We've been over your experiment before. Put a switch between ground and the junction of your varying, matched P & K loads. Throw the switch to any position at any time during your testing. It has absolutely no effect, does it?

When the switch is open, what are you testing? The impedance between the P and K, obviously. And with the switch closed? Why the same thing – the switch has no effect - no current flows through it! And since no current flows through it, no current can be flowing through any ground-based impedances, and therefore, they cannot possibly be being tested.

You don't even come close to testing the P or K to ground impedances - you're just testing the P to K impedance, which is 2/gm.

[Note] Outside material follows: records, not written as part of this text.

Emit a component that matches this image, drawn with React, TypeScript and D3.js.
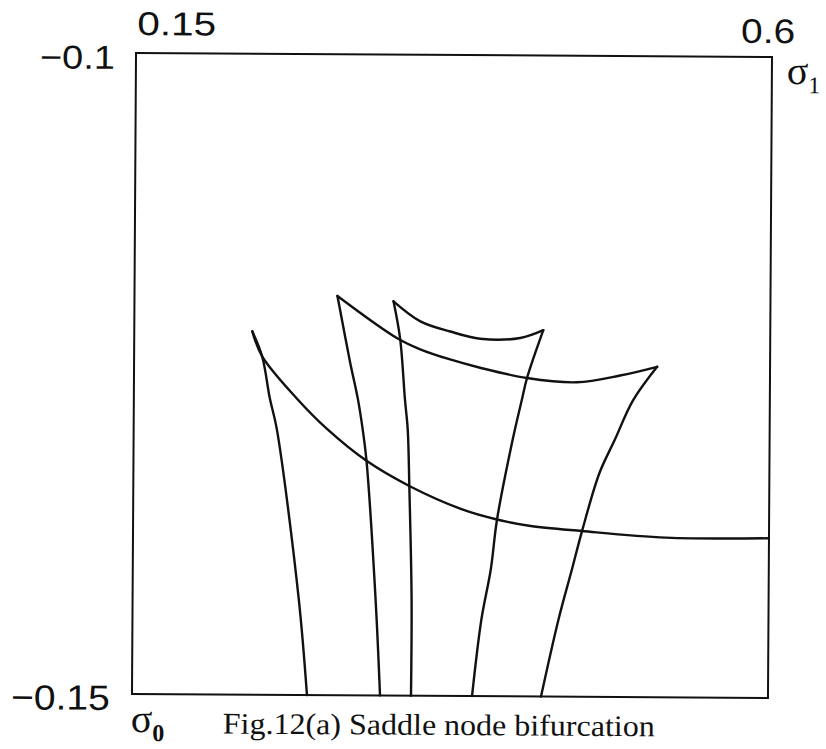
import React from "react";
import * as d3 from "d3";

// Parameter plane: sigma0 (horizontal) vs sigma1 (vertical)
const X_DOMAIN: [number, number] = [0.15, 0.6];
const Y_DOMAIN: [number, number] = [-0.15, -0.1];
const X_TICK_LABELS = ["0.15", "0.6"];
const Y_TICK_LABELS = ["\u22120.1", "\u22120.15"];
const CAPTION = "Fig.12(a) Saddle node bifurcation";

// Saddle-node bifurcation curves, [sigma0, sigma1]
const foldA: [number, number][] = [
  [0.2335, -0.12165], [0.2406, -0.1236], [0.2653, -0.12687], [0.2866, -0.12921],
  [0.3149, -0.1317], [0.3453, -0.13364], [0.3828, -0.13544], [0.4075, -0.13621],
  [0.4302, -0.13668], [0.4677, -0.13707], [0.5271, -0.13754], [0.6, -0.13754],
];
const edgeA: [number, number][] = [
  [0.2335, -0.12165], [0.2406, -0.1236], [0.2462, -0.12687], [0.2512, -0.12921],
  [0.2675, -0.14244], [0.2738, -0.15],
];
const foldB: [number, number][] = [
  [0.2936, -0.11885], [0.3361, -0.12212], [0.3524, -0.12297], [0.3736, -0.12375],
  [0.3948, -0.12438], [0.4281, -0.12516], [0.4634, -0.12547], [0.4939, -0.12492],
  [0.5201, -0.12422],
];
const edgeB: [number, number][] = [
  [0.2936, -0.11885], [0.3028, -0.12399], [0.3085, -0.12687], [0.312, -0.12921],
  [0.3149, -0.1317], [0.3219, -0.14244], [0.3255, -0.15],
];
const foldC: [number, number][] = [
  [0.3333, -0.11924], [0.3524, -0.12079], [0.3736, -0.12157], [0.3948, -0.12212],
  [0.4231, -0.12204], [0.4394, -0.12142],
];
const edgeC: [number, number][] = [
  [0.3333, -0.11924], [0.3382, -0.1222], [0.3418, -0.12687], [0.3439, -0.12921],
  [0.3453, -0.13364], [0.3474, -0.14244], [0.3474, -0.15],
];
const edgeD: [number, number][] = [
  [0.4394, -0.12142], [0.4281, -0.12516], [0.4245, -0.12687], [0.4182, -0.12998],
  [0.4075, -0.13621], [0.4033, -0.14011], [0.3969, -0.144], [0.3906, -0.15],
];
const edgeE: [number, number][] = [
  [0.5201, -0.12422], [0.5031, -0.12687], [0.4903, -0.12998], [0.4797, -0.13255],
  [0.4677, -0.13707], [0.4606, -0.14011], [0.4514, -0.144], [0.4394, -0.15],
];

const CURVES = [foldA, edgeA, foldB, edgeB, foldC, edgeC, edgeD, edgeE];

const W = 826;
const H = 749;
const M = { left: 134, right: 56, top: 55, bottom: 53 };

export default function App() {
  const x = d3.scaleLinear().domain(X_DOMAIN).range([M.left, W - M.right]);
  const y = d3.scaleLinear().domain(Y_DOMAIN).range([H - M.bottom, M.top]);
  const line = d3
    .line<[number, number]>()
    .x((d) => x(d[0]))
    .y((d) => y(d[1]))
    .curve(d3.curveCatmullRom.alpha(0.5));

  const x0 = x(X_DOMAIN[0]);
  const x1 = x(X_DOMAIN[1]);
  const yTop = y(Y_DOMAIN[1]);
  const yBot = y(Y_DOMAIN[0]);

  const sans = "'Liberation Sans', Arial, Helvetica, sans-serif";
  const serif = "'Liberation Serif', 'Times New Roman', serif";

  return (
    <svg
      width={W}
      height={H}
      viewBox={`0 0 ${W} ${H}`}
      style={{ position: "absolute", left: 0, top: 0, background: "#fff" }}
    >
      <g transform={`rotate(0.36 ${W / 2 + 39} ${H / 2})`}>
        <rect
          x={x0}
          y={yTop}
          width={x1 - x0}
          height={yBot - yTop}
          fill="none"
          stroke="#111"
          strokeWidth={2}
        />
        {CURVES.map((c, i) => (
          <path
            key={i}
            d={line(c) ?? ""}
            fill="none"
            stroke="#111"
            strokeWidth={2.4}
            strokeLinejoin="round"
            strokeLinecap="round"
          />
        ))}

        {/* horizontal range labels */}
        <text
          x={x0 + 1}
          y={yTop - 18}
          fontFamily={sans}
          fontSize={33}
          textLength={79}
          lengthAdjust="spacingAndGlyphs"
          fill="#111"
        >
          {X_TICK_LABELS[0]}
        </text>
        <text
          x={x1 + 23}
          y={yTop - 14}
          fontFamily={sans}
          fontSize={34}
          textAnchor="end"
          textLength={54}
          lengthAdjust="spacingAndGlyphs"
          fill="#111"
        >
          {X_TICK_LABELS[1]}
        </text>

        {/* vertical range labels */}
        <text
          x={x0 - 21}
          y={yTop + 16}
          fontFamily={sans}
          fontSize={33}
          textAnchor="end"
          textLength={75}
          lengthAdjust="spacingAndGlyphs"
          fill="#111"
        >
          {Y_TICK_LABELS[0]}
        </text>
        <text
          x={x0 - 22}
          y={yBot + 16}
          fontFamily={sans}
          fontSize={35}
          textAnchor="end"
          textLength={99}
          lengthAdjust="spacingAndGlyphs"
          fill="#111"
        >
          {Y_TICK_LABELS[1]}
        </text>

        {/* axis symbols */}
        <text x={x1 + 15} y={yTop + 27} fontFamily={serif} fontSize={40} fill="#111">
          σ
          <tspan fontSize={24} dy={9}>1</tspan>
        </text>
        <text x={x0 - 1} y={yBot + 38} fontFamily={serif} fontSize={40} fill="#111">
          σ
          <tspan fontSize={24} fontWeight="bold" dy={9}>0</tspan>
        </text>

        <text
          x={225}
          y={yBot + 39}
          fontFamily={serif}
          fontSize={30}
          textLength={432}
          lengthAdjust="spacingAndGlyphs"
          fill="#111"
        >
          {CAPTION}
        </text>
      </g>
    </svg>
  );
}
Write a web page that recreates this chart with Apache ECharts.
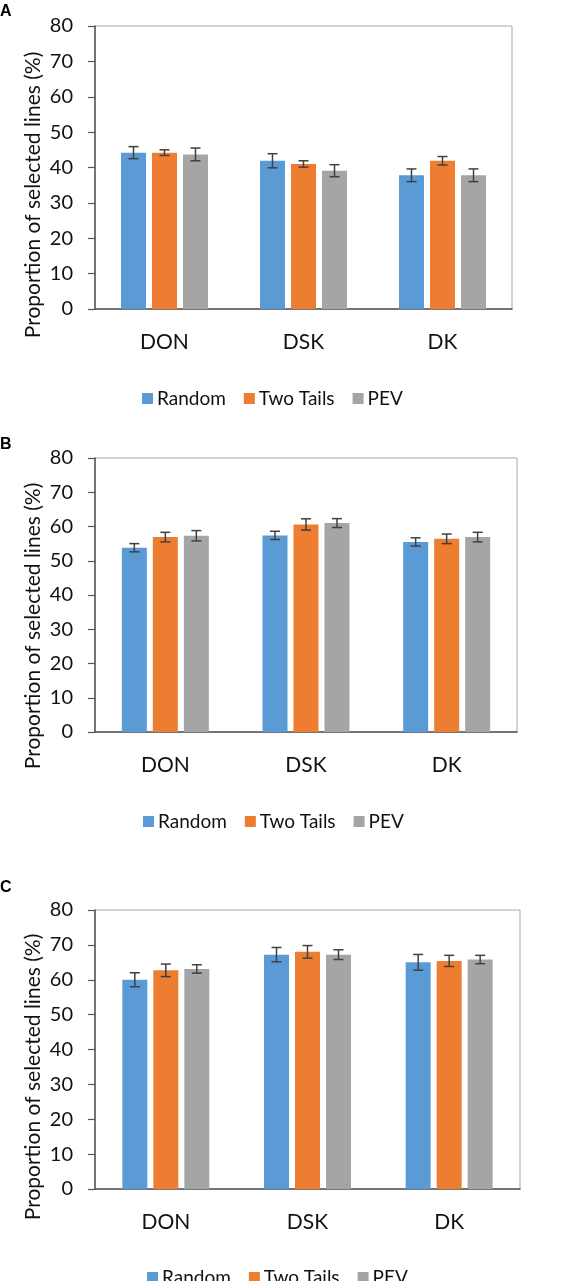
<!DOCTYPE html>
<html>
<head>
<meta charset="utf-8">
<script src="https://cdn.jsdelivr.net/npm/echarts@6/dist/echarts.min.js"></script>
<style>
html,body{margin:0;padding:0;background:#fff;}
#chart{width:584px;height:1281px;}
</style>
</head>
<body>
<div id="chart"></div>
<script>
// ---- Data ----
const categories = ['DON', 'DSK', 'DK'];
const seriesNames = ['Random', 'Two Tails', 'PEV'];
const panelLabels = ['A', 'B', 'C'];
const yAxisTitle = 'Proportion of selected lines (%)';
const yMin = 0, yMax = 80, yInterval = 10;

// Panel A
const aRandom = [44.2, 41.9, 37.8];
const aRandomErr = [1.7, 2.0, 1.8];
const aTwoTails = [44.2, 41.0, 41.9];
const aTwoTailsErr = [0.8, 0.9, 1.2];
const aPEV = [43.7, 39.1, 37.8];
const aPEVErr = [1.8, 1.7, 1.8];

// Panel B
const bRandom = [53.8, 57.4, 55.5];
const bRandomErr = [1.2, 1.2, 1.2];
const bTwoTails = [56.9, 60.6, 56.4];
const bTwoTailsErr = [1.4, 1.65, 1.4];
const bPEV = [57.3, 61.0, 56.9];
const bPEVErr = [1.5, 1.3, 1.4];

// Panel C
const cRandom = [60.0, 67.2, 65.0];
const cRandomErr = [2.0, 2.05, 2.25];
const cTwoTails = [62.7, 68.0, 65.4];
const cTwoTailsErr = [1.8, 1.8, 1.6];
const cPEV = [63.1, 67.2, 65.8];
const cPEVErr = [1.2, 1.4, 1.2];

// ---- Styling / layout ----
const colors = ['#5B9BD5', '#ED7D31', '#A5A5A5'];
const FONT = 'Lato, "Open Sans", sans-serif';
const TEXT_COLOR = '#111';
const BAR_W = 25;
const BAR_GAP_PX = 6;
const panels = [
  {vals: [aRandom, aTwoTails, aPEV], errs: [aRandomErr, aTwoTailsErr, aPEVErr],
   grid: {left: 95, top: 26, width: 417, height: 283}, legendTop: 384, legendLeft: 137, nameY: 195, letterY: 12},
  {vals: [bRandom, bTwoTails, bPEV], errs: [bRandomErr, bTwoTailsErr, bPEVErr],
   grid: {left: 95, top: 458, width: 422, height: 274}, legendTop: 807, legendLeft: 138, nameY: 626, letterY: 445},
  {vals: [cRandom, cTwoTails, cPEV], errs: [cRandomErr, cTwoTailsErr, cPEVErr],
   grid: {left: 95, top: 910, width: 425, height: 279}, legendTop: 1263, legendLeft: 142, nameY: 1077, letterY: 888}
];

function renderErr(params, api) {
  const cat = api.value(0), lo = api.value(1), hi = api.value(2), s = api.value(3);
  const p1 = api.coord([cat, lo]);
  const p2 = api.coord([cat, hi]);
  const x = p1[0] + (s - 1) * (BAR_W + BAR_GAP_PX);
  const st = {stroke: '#404040', lineWidth: 1.5};
  const cap = 5;
  return {
    type: 'group',
    children: [
      {type: 'line', shape: {x1: x, y1: p1[1], x2: x, y2: p2[1]}, style: st},
      {type: 'line', shape: {x1: x - cap, y1: p1[1], x2: x + cap, y2: p1[1]}, style: st},
      {type: 'line', shape: {x1: x - cap, y1: p2[1], x2: x + cap, y2: p2[1]}, style: st}
    ]
  };
}

const grids = [], xAxes = [], yAxes = [], series = [], legends = [], graphics = [];
panels.forEach((p, i) => {
  grids.push(Object.assign({show: true, borderColor: '#a8a8a8', borderWidth: 1}, p.grid));
  xAxes.push({
    type: 'category', gridIndex: i, data: categories,
    axisLine: {lineStyle: {color: '#555', width: 1.5}},
    axisTick: {show: false},
    axisLabel: {color: TEXT_COLOR, fontSize: 21, fontFamily: FONT, margin: 23}
  });
  yAxes.push({
    type: 'value', gridIndex: i, min: yMin, max: yMax, interval: yInterval,
    axisLine: {show: true, lineStyle: {color: '#555', width: 1.5}},
    axisTick: {show: true, length: 7, lineStyle: {color: '#555', width: 1.2}},
    splitLine: {show: false},
    axisLabel: {color: TEXT_COLOR, fontSize: 20, fontFamily: FONT, margin: 22}
  });
  seriesNames.forEach((name, s) => {
    series.push({
      type: 'bar', name: name, xAxisIndex: i, yAxisIndex: i,
      data: p.vals[s], barWidth: BAR_W, barGap: (BAR_GAP_PX / BAR_W * 100) + '%',
      itemStyle: {color: colors[s]}, z: 2
    });
  });
  const errData = [];
  seriesNames.forEach((name, s) => {
    p.vals[s].forEach((v, c) => {
      errData.push([c, v - p.errs[s][c], v + p.errs[s][c], s]);
    });
  });
  series.push({
    type: 'custom', name: 'err' + i, xAxisIndex: i, yAxisIndex: i,
    renderItem: renderErr, data: errData, encode: {x: 0, y: [1, 2]}, z: 5, silent: true
  });
  legends.push({
    data: seriesNames, top: p.legendTop, left: p.legendLeft,
    icon: 'rect', itemWidth: 11, itemHeight: 11, itemGap: 18,
    textStyle: {color: TEXT_COLOR, fontSize: 19, fontFamily: FONT, padding: [0, 0, 0, -1]}
  });
  graphics.push({
    type: 'text', x: 33, y: p.nameY, rotation: Math.PI / 2,
    style: {text: yAxisTitle, fill: TEXT_COLOR, font: '21px ' + FONT, textAlign: 'center', textVerticalAlign: 'middle'}
  });
  graphics.push({
    type: 'text', x: 0, y: p.letterY,
    style: {text: panelLabels[i], fill: '#000', font: 'bold 16px "Liberation Sans", Arial, sans-serif', textAlign: 'left', textVerticalAlign: 'middle'}
  });
});

const chart = echarts.init(document.getElementById('chart'), null, {renderer: 'canvas'});
chart.setOption({
  animation: false,
  backgroundColor: '#fff',
  grid: grids, xAxis: xAxes, yAxis: yAxes, legend: legends, series: series, graphic: graphics
});
</script>
</body>
</html>
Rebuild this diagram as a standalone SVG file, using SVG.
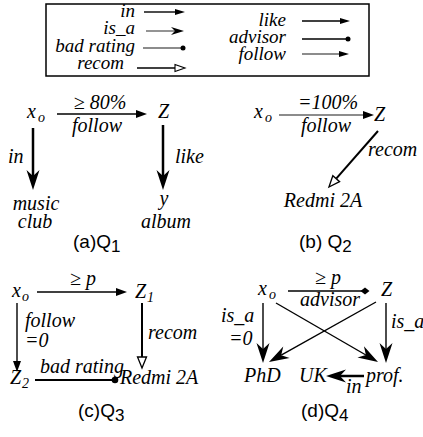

I encourage everyone to try this at home with their simulators, on the bench, or with algebra.
 
And Ptolemaic theory gave a pretty good prediction of planetary orbits. You are deliberately ignoring the the point.

Let's try again.

You connect large caps to the P and K. Between their other sides, you connect a series of different, center tapped resistances. All of the voltages you measure confirm that the impedance between the P and K is about 2/gm. This, in fact, is the impedance you are measuring.

Now you repeat your tests, this time with the center taps grounded. There is no change in any of the voltages or currents in the circuit. I trust you won’t deny this.

You are therefore measuring the same thing both ways: the impedance between the P and K. Nothing more. Nothing less.